Его руки скользнули с ее плеч на талию, затем на бедра, сжимая ее сквозь тонкую ткань, притягивая еще ближе. Она почувствовала холод пряжки его офицерского ремня и жесткую кожу портупеи. Он пах порохом. Не явно, но уловимо. Этот запах смешивался с морозом, талым снегом и табаком. Он был запахом его мира, запахом войны. И сейчас этот мир врывался в ее жизнь, подчиняя ее себе.
Он подхватил ее на руки так легко, словно она была одной из тех картонных лебедей, и сделал несколько шагов вглубь костюмерной. Он опустил ее на груду старых театральных плащей, сваленных на огромный дубовый сундук. Алый бархат плаща кардинала Ришелье, синий шелк наряда принца Зигфрида, парча из одеяния царя Додона – вся эта мертвая роскошь стала их ложем.
Не было слов. Они были не нужны. Были только руки, губы, прерывистое дыхание. Он расстегивал пуговицы на ее платье, и его пальцы, привыкшие к холодной стали затвора, были неловкими и торопливыми. Она помогала ему, распутывая узлы и завязки, а сама тянулась к нему, пытаясь расстегнуть крючки на воротнике его шинели, чтобы коснуться живой, теплой кожи на его шее.
Это был союз шелка и пороха. Ее тело, гибкое, натренированное, привыкшее к строгой геометрии танца, сейчас двигалось по иным, древним, инстинктивным законам. Его тело, напряженное, покрытое сетью старых шрамов от германской шрапнели, искало в ее мягкости забвения и утешения. Когда он накрыл ее собой, тяжесть его тела была не гнетом, а защитой. Щитом от того мира, что бушевал снаружи. Лиза закинула голову, и ее рассыпавшиеся волосы смешались с фальшивым горностаем королевской мантии. Она смотрела вверх, в сумрачную темноту под потолком, где пыльные лучи света выхватывали из мрака позолоченные копья и деревянные мечи, и ей казалось, что они не в костюмерной Мариинского театра, а в каком-то ином измерении, в последнем убежище, где еще действуют законы любви, а не законы ненависти.
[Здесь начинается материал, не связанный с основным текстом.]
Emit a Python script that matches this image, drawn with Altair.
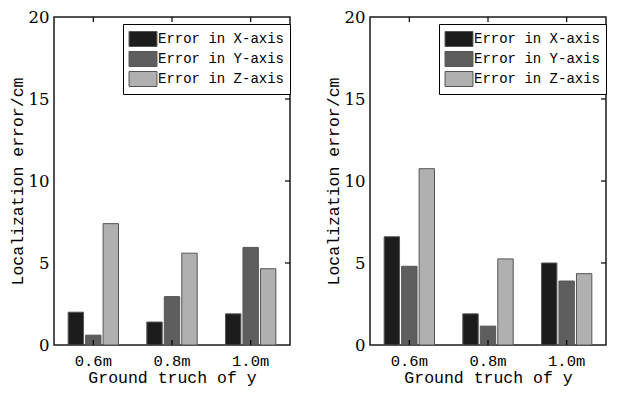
import altair as alt
import pandas as pd

groups = ["0.6m", "0.8m", "1.0m"]
series = ["Error in X-axis", "Error in Y-axis", "Error in Z-axis"]
colors = ["#1c1c1c", "#5e5e5e", "#b0b0b0"]

left_x = [2.0, 1.4, 1.9]
left_y = [0.6, 2.95, 5.95]
left_z = [7.4, 5.6, 4.65]

right_x = [6.6, 1.9, 5.0]
right_y = [4.8, 1.15, 3.9]
right_z = [10.75, 5.25, 4.35]

y_ticks = [0, 5, 10, 15, 20]
inner_ticks = [5, 10, 15]

MONO = "Liberation Mono"
SERIF = "DejaVu Serif"
W, H = 236, 328


def make_df(xs, ys, zs):
    rows = []
    for i, g in enumerate(groups):
        for s, vals in zip(series, (xs, ys, zs)):
            rows.append({"group": g, "series": s, "value": vals[i]})
    return pd.DataFrame(rows)


def panel(df, legend_x):
    xscale = alt.Scale(domain=groups, paddingInner=0.36, paddingOuter=0.18)
    yscale = alt.Scale(domain=[0, 20], nice=False)
    base = alt.Chart(df)
    bars = base.mark_bar(stroke="#555555", strokeWidth=1).encode(
        x=alt.X("group:N", scale=xscale, sort=groups,
                axis=alt.Axis(title="Ground truch of y", labelAngle=0, ticks=False,
                              domain=False, labelPadding=8, titlePadding=1,
                              labelFont=MONO, labelFontSize=15.5, labelColor="black",
                              titleFont=MONO, titleFontSize=16.5, titleFontWeight="normal",
                              titleColor="black")),
        xOffset=alt.XOffset("series:N", sort=series,
                            scale=alt.Scale(paddingInner=0.12, paddingOuter=0)),
        y=alt.Y("value:Q", scale=yscale,
                axis=alt.Axis(title="Localization error/cm", values=y_ticks, grid=False,
                              ticks=False, domain=False, labelPadding=5, titlePadding=3,
                              labelFont=SERIF, labelFontSize=16.5, labelColor="black",
                              titleFont=MONO, titleFontSize=16.5, titleFontWeight="normal",
                              titleColor="black")),
        color=alt.Color("series:N", sort=series,
                        scale=alt.Scale(domain=series, range=colors),
                        legend=alt.Legend(orient="none", legendX=legend_x, legendY=7,
                                          title=None,
                                          symbolType="M-1.47,-0.79L1.47,-0.79L1.47,0.79L-1.47,0.79Z",
                                          symbolSize=361, symbolStrokeColor="#555555",
                                          symbolStrokeWidth=1, symbolOffset=5,
                                          labelFont=MONO, labelFontSize=14, labelColor="black",
                                          labelOffset=5, padding=5, rowPadding=0,
                                          strokeColor="black", fillColor="white")),
    )
    gdf = pd.DataFrame({"group": groups})
    top_ticks = alt.Chart(gdf).mark_rule(color="black", strokeWidth=1.2).encode(
        x=alt.X("group:N", scale=xscale, sort=groups),
        y=alt.value(0), y2=alt.value(5),
    )
    bottom_ticks = alt.Chart(gdf).mark_rule(color="black", strokeWidth=1.2).encode(
        x=alt.X("group:N", scale=xscale, sort=groups),
        y=alt.value(H - 5), y2=alt.value(H),
    )
    tdf = pd.DataFrame({"tick": inner_ticks})
    right_ticks = alt.Chart(tdf).mark_rule(color="black", strokeWidth=1.2).encode(
        y=alt.Y("tick:Q", scale=yscale),
        x=alt.value(W - 5), x2=alt.value(W),
    )
    return alt.layer(bars, top_ticks, bottom_ticks, right_ticks).properties(width=W, height=H)


left = panel(make_df(left_x, left_y, left_z), 69)
right = panel(make_df(right_x, right_y, right_z), 69)

chart = alt.hconcat(left, right, spacing=32).resolve_scale(
    color="independent"
).resolve_legend(color="independent").properties(
    padding={"left": 0, "top": 0, "right": 0, "bottom": 0}
).configure_view(stroke="#1a1a1a", strokeWidth=1.5)

chart.save("out.html", embed_options={"renderer": "svg", "actions": False})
Их близость была не столько наслаждением, сколько актом неповиновения. Они утверждали свою жизнь, свое право на счастье, свою любовь посреди рушащейся империи. Каждое прикосновение было вызовом смерти, каждый вздох – гимном жизни. Она обвила его ногами, прижимая к себе еще теснее, пытаясь слиться с ним воедино, стать одним целым, которое невозможно разорвать, уничтожить, разделить. В этот миг она не была ни прима-балериной Ланской, ни сказочной Авророй. Она была просто женщиной, отчаянно цепляющейся за своего мужчину, за единственную опору в мире, который сорвался с цепи. А он не был ни гвардейским капитаном Орловым, ни защитником престола. Он был просто мужчиной, нашедшим в объятиях женщины свой единственный, последний окоп, свою последнюю пядь родной земли, за которую стоило умереть.
Потом все кончилось. Он лежал на ней, уткнувшись лицом ей в плечо, и его тело содрогалось от беззвучных рыданий или от сдерживаемого крика. Она гладила его по коротким, жестким волосам, и слезы сами катились из ее глаз, падая на его щеку, на его шинель, на алый бархат под ними. Тишина в костюмерной стала плотной, оглушающей. Но сквозь нее теперь еще отчетливее доносился гул с улицы, к которому прибавился новый, тревожный звук – далекий и прерывистый колокольный набат.
Он поднялся первым. Движения его снова стали резкими, собранными. Он быстро привел в порядок свою форму, застегнул все пуговицы, поправил ремень. Он не смотрел на нее. Лиза села, запахнув на груди платье. Алый плащ сполз на пол, обнажив синий шелк. Она чувствовала себя бесконечно уязвимой и одновременно странно сильной.